Monday 16th January, 2012 Foreign Exchange News
FX analysts are predicting that there will not be much time left for the dust to settle following the mass Standard and Poor rating cut of 9 Euro zone countries. The bloc leaders now face the real possibility of Greece being the first to default on its debt following the collapse of talks between Greece and IIF over the coupon on replacement bonds. It looks like it is going to be a very interesting and monumental week with the interbank market getting louder and louder that a return to Drachma is imminent.
The YEN has resumed its appreciation against the greenback after the improvement in the Consumer Confidence index to 38.9 in December from 38.1 and the 0.1% increase in the Domestic Corporate Goods PI MoM in the same period.

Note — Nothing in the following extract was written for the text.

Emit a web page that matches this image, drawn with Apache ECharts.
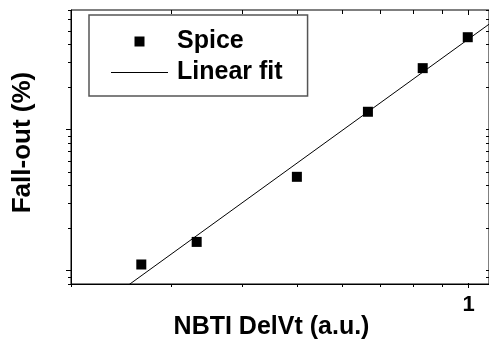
<!DOCTYPE html>
<html>
<head>
<meta charset="utf-8">
<script src="https://cdn.jsdelivr.net/npm/echarts@6/dist/echarts.min.js"></script>
<style>
  html, body { margin: 0; padding: 0; background: #fff; }
  #chart { width: 489px; height: 341px; }
</style>
</head>
<body>
<div id="chart"></div>
<script>
// Spice results: NBTI threshold shift (a.u.) against fall-out (%)
const delVt   = [0.266, 0.333, 0.5, 0.667, 0.833, 1.0];
const fallOut = [1.10, 1.59, 4.6, 13.3, 27.1, 44.9];

// End points of the linear fit in log-log space
const fitDelVt   = [0.25, 1.09];
const fitFallOut = [0.764, 55.5];

// Axis ranges and tick positions
const xRange = [0.2, 1.09];
const yRange = [0.8, 70];
const xTicks = [0.2, 0.3, 0.4, 0.5, 0.6, 0.7, 0.8, 0.9, 1];
const xMajorTicks = [1];
const yTicks = [0.8, 0.9, 1, 2, 3, 4, 5, 6, 7, 8, 9, 10, 20, 30, 40, 50, 60, 70];
const yMajorTicks = [1, 10];

const FONT = "'Liberation Sans', Arial, Helvetica, sans-serif";

const chart = echarts.init(document.getElementById('chart'), null, { renderer: 'canvas' });

// Tick marks on all four sides, placed through the axis scales
function renderXTick(params, api) {
  const v = api.value(0);
  const cs = params.coordSys;
  const x = Math.round(api.coord([v, yRange[0]])[0]) + 0.5;
  const major = xMajorTicks.indexOf(v) >= 0;
  const bottom = cs.y + cs.height;
  const style = { stroke: '#000', lineWidth: 1 };
  const children = [
    { type: 'line', shape: { x1: x, y1: bottom - (major ? 1 : 0), x2: x, y2: bottom + (major ? 4 : 3) }, style },
    { type: 'line', shape: { x1: x, y1: cs.y, x2: x, y2: cs.y + (major ? 5 : 4) }, style }
  ];
  if (major) {
    children.push({
      type: 'text',
      style: {
        x: x, y: bottom + 21, text: String(v),
        font: 'bold 22px ' + FONT, fill: '#000',
        align: 'center', verticalAlign: 'middle'
      }
    });
  }
  return { type: 'group', children };
}

function renderYTick(params, api) {
  const v = api.value(1);
  const cs = params.coordSys;
  const y = Math.round(api.coord([xRange[0], v])[1]) + 0.5;
  const major = yMajorTicks.indexOf(v) >= 0;
  const right = cs.x + cs.width;
  const style = { stroke: '#000', lineWidth: 1 };
  return {
    type: 'group',
    children: [
      { type: 'line', shape: { x1: cs.x - (major ? 5 : 3), y1: y, x2: cs.x, y2: y }, style },
      { type: 'line', shape: { x1: right - 3, y1: y, x2: right, y2: y }, style }
    ]
  };
}

chart.setOption({
  animation: false,
  backgroundColor: '#fff',
  grid: {
    left: 71, top: 10, width: 419, height: 274,
    show: true, borderColor: '#000', borderWidth: 1, backgroundColor: 'transparent',
    containLabel: false
  },
  xAxis: {
    type: 'log', logBase: 10, min: xRange[0], max: xRange[1],
    axisLine: { show: true, lineStyle: { color: '#000', width: 1 } },
    axisTick: { show: false }, axisLabel: { show: false },
    splitLine: { show: false }, minorTick: { show: false }
  },
  yAxis: {
    type: 'log', logBase: 10, min: yRange[0], max: yRange[1],
    axisLine: { show: true, lineStyle: { color: '#000', width: 1 } },
    axisTick: { show: false }, axisLabel: { show: false },
    splitLine: { show: false }, minorTick: { show: false }
  },
  legend: {
    left: 89, top: 15,
    orient: 'vertical',
    padding: [14, 25, 11, 22],
    itemGap: 6,
    itemWidth: 57, itemHeight: 10,
    symbolKeepAspect: true,
    borderColor: '#555', borderWidth: 1.5,
    textStyle: { fontFamily: FONT, fontSize: 25, fontWeight: 'bold', color: '#000', padding: [0, 0, 0, 4] },
    data: [
      { name: 'Spice', icon: 'path://M0,0h10v10h-10z', itemStyle: { color: '#000', opacity: 1 } },
      { name: 'Linear fit', icon: 'path://M0,0h570v10h-570z', itemStyle: { color: '#000', opacity: 1 } }
    ]
  },
  graphic: [
    {
      type: 'text', x: 23, y: 142.5, rotation: Math.PI / 2,
      style: { text: 'Fall-out (%)', font: 'bold 26px ' + FONT, fill: '#000', align: 'center', verticalAlign: 'middle' }
    },
    {
      type: 'text', x: 271.5, y: 327,
      style: { text: 'NBTI DelVt (a.u.)', font: 'bold 25px ' + FONT, fill: '#000', align: 'center', verticalAlign: 'middle' }
    }
  ],
  series: [
    {
      name: 'Spice', type: 'scatter',
      symbol: 'rect', symbolSize: 10,
      itemStyle: { color: '#000', opacity: 1 },
      data: delVt.map((x, i) => [x, fallOut[i]]),
      z: 4
    },
    {
      name: 'Linear fit', type: 'line',
      showSymbol: false, symbol: 'none',
      lineStyle: { color: '#000', width: 1 },
      itemStyle: { color: '#000' },
      data: fitDelVt.map((x, i) => [x, fitFallOut[i]]),
      clip: true, z: 3
    },
    {
      type: 'custom', renderItem: renderXTick, clip: false, silent: true,
      data: xTicks.map(v => [v, yRange[0]]), z: 5
    },
    {
      type: 'custom', renderItem: renderYTick, clip: false, silent: true,
      data: yTicks.map(v => [xRange[0], v]), z: 5
    }
  ]
});
</script>
</body>
</html>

On Friday Barrack Obama formally notified the congress that US government needs to borrow another $1.2 trillion to meet existing commitments. Congress should vote during the next 15 days on the approval of the proposal that may raise debt ceiling to about 16.4 trillion. The government was near default in 2011 exceeding its debt ceiling.
The AUD/USD has seen the Australian dollar trading near a range of 1.0250/10300 range so far this Monday, last quoted near the Asian open, around 1.0280.
The outlook for the EUR/USD will remain negative as long as a cluster of resistances at 1.2913/20 stays in place. As we write the pair is moving towards 1.2530/88.
The EUR/USD has risen ahead of the French debt auction trading at 1.2672. Markets will be eyeing the sovereign sale to understand the repercussions of the one notch downgrade by the S & P rating agency.